Running errands, shopping, and doctor visits are “basic things we take for granted, but they’re things people can’t do without transportation,” says Aaron. Without access to transportation, people find that struggles with seemingly unrelated social issues become exacerbated. The longer he’s worked in this field, the more Aaron has realized that transportation is at the center of many community challenges: poverty, mental health needs, isolation, health care access. “In ministry, of course you want to spread the gospel, but you also want to care for the physical needs,” he says, sharing a conviction that came from studying neuroscience and the soul with Warren Brown, professor of psychology, and Nancey Murphy, senior professor of Christian philosophy. “This world matters. Bodies and the needs of bodies in this world matter.”
As the programs have grown, Aaron has started presenting at council meetings and other nonprofits to share what he’s learned and to advocate working together to build a “web of services” for the community. Ultimately, the value of these transportation services is more than just lending vehicles or creating new programs. For Aaron, it’s about creating access to services that strengthen communities and help people live meaningful lives.

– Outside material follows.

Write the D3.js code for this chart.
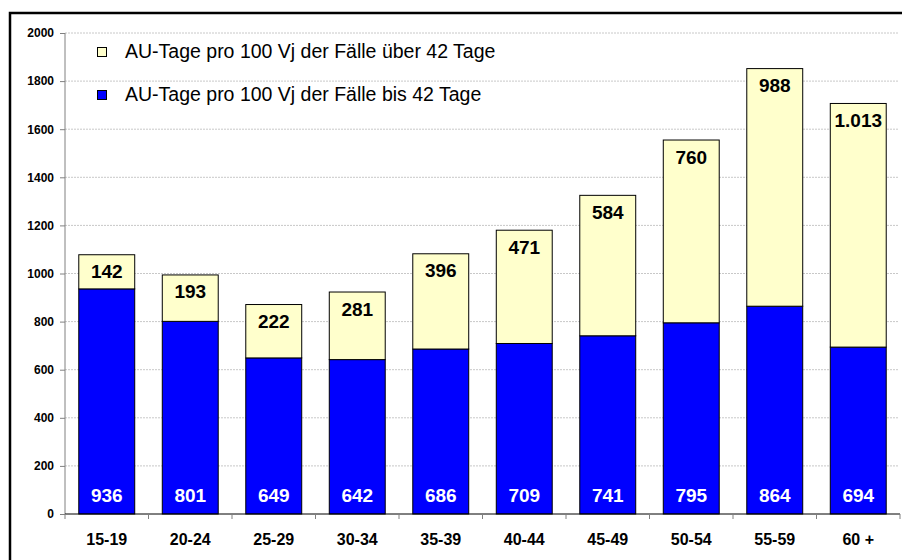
<!DOCTYPE html>
<html><head><meta charset="utf-8">
<script src="https://cdn.jsdelivr.net/npm/d3@7"></script>
<style>body{margin:0;background:#fff;}svg{display:block;font-family:"Liberation Sans",Arial,sans-serif;}</style>
</head><body>
<script>
const categories = ["15-19","20-24","25-29","30-34","35-39","40-44","45-49","50-54","55-59","60 +"];
const bis42 = [936,801,649,642,686,709,741,795,864,694];
const ueber42 = [142,193,222,281,396,471,584,760,988,1013];
const ueberLabels = ["142","193","222","281","396","471","584","760","988","1.013"];
const yTicks = [0,200,400,600,800,1000,1200,1400,1600,1800,2000];
const legendLabels = ["AU-Tage pro 100 Vj der Fälle über 42 Tage","AU-Tage pro 100 Vj der Fälle bis 42 Tage"];

const W=902,H=560;
const svg=d3.select("body").append("svg").attr("width",W).attr("height",H);
svg.append("rect").attr("x",10).attr("y",13).attr("width",W).attr("height",H).attr("fill","#fff").attr("stroke","#000").attr("stroke-width",2.5);

const x=d3.scaleBand().domain(categories).range([65,900]).paddingInner(0.33).paddingOuter(0.165);
const y=d3.scaleLinear().domain([0,2000]).range([514,33]);

// gridlines
svg.append("g").selectAll("line").data(yTicks.filter(d=>d>0)).join("line")
 .attr("x1",65).attr("x2",899).attr("y1",d=>y(d)).attr("y2",d=>y(d))
 .attr("stroke","#c8c8c8").attr("stroke-width",1).attr("stroke-dasharray","2,1");

// y axis
const ya=svg.append("g").attr("transform","translate(65,0)").call(d3.axisLeft(y).tickValues(yTicks).tickSize(5).tickPadding(6).tickFormat(d3.format("d")));
ya.select(".domain").attr("stroke","#808080").attr("d","M0,"+y(2000)+"V"+y(0));
ya.selectAll(".tick line").attr("stroke","#808080");
ya.selectAll("text").attr("font-size",12).attr("font-weight","bold").attr("fill","#000").attr("font-family","Liberation Sans, Arial, sans-serif");

// bars
const g=svg.append("g");
categories.forEach((c,i)=>{
  g.append("rect").attr("x",x(c)).attr("width",x.bandwidth()).attr("y",y(bis42[i])).attr("height",y(0)-y(bis42[i]))
   .attr("fill","#0000ff").attr("stroke","#000").attr("stroke-width",1);
  g.append("rect").attr("x",x(c)).attr("width",x.bandwidth()).attr("y",y(bis42[i]+ueber42[i])).attr("height",y(bis42[i])-y(bis42[i]+ueber42[i]))
   .attr("fill","#ffffcc").attr("stroke","#000").attr("stroke-width",1);
  g.append("text").attr("x",x(c)+x.bandwidth()/2).attr("y",501.5).attr("text-anchor","middle")
   .attr("font-size",19).attr("font-weight","bold").attr("fill","#fff").text(bis42[i]);
  g.append("text").attr("x",x(c)+x.bandwidth()/2).attr("y",y(bis42[i]+ueber42[i])+23.5).attr("text-anchor","middle")
   .attr("font-size",19).attr("font-weight","bold").attr("fill","#000").text(ueberLabels[i]);
});

// x axis
const xa=svg.append("g").attr("transform","translate(0,514)");
xa.append("line").attr("x1",65).attr("x2",900).attr("y1",0).attr("y2",0).attr("stroke","#000");
const tickXs=categories.map(c=>x(c)-x.step()*x.paddingInner()/2).concat([900]);
xa.selectAll("line.t").data(tickXs).join("line").attr("class","t").attr("x1",d=>d).attr("x2",d=>d).attr("y1",0).attr("y2",5).attr("stroke","#808080");
xa.selectAll("text").data(categories).join("text").attr("x",c=>x(c)+x.bandwidth()/2).attr("y",31).attr("text-anchor","middle")
 .attr("font-size",16).attr("font-weight","bold").text(d=>d);

// legend
const lg=svg.append("g");
[["#ffffcc",0],["#0000ff",1]].forEach(([col,i])=>{
  lg.append("rect").attr("x",97.5).attr("y",47.5+i*43).attr("width",9).attr("height",9).attr("fill",col).attr("stroke","#000").attr("stroke-width",1);
  lg.append("text").attr("x",125).attr("y",57.5+i*43).attr("font-size",19.5).attr("fill","#000").text(legendLabels[i]);
});
</script>
</body></html>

Few people set out to work in public transportation, he points out. “Most of my team started out doing something else, but we saw a community need,” he says. “I know I’m doing exactly what God has called me to do even though I never anticipated doing it.” Looking around at his books, he knows the transit office is precisely the place to bring theology and relationships together. “Reading Mark Labberton’s book Called was confirmation of my choice,” he remembers. “It was an affirmation that Jesus wants us to function and work in a practical manner to meet people’s needs and show them his love.”
Driving across the desert, praying with a coworker in the break room, reading Scripture in his office—they’re landscapes converging into a single mission field Aaron is grateful to traverse: “I see my work as an expansion of Christ’s body and the church. It may be an impossible vision, but I want to see a day when everyone can get to where they need to go.”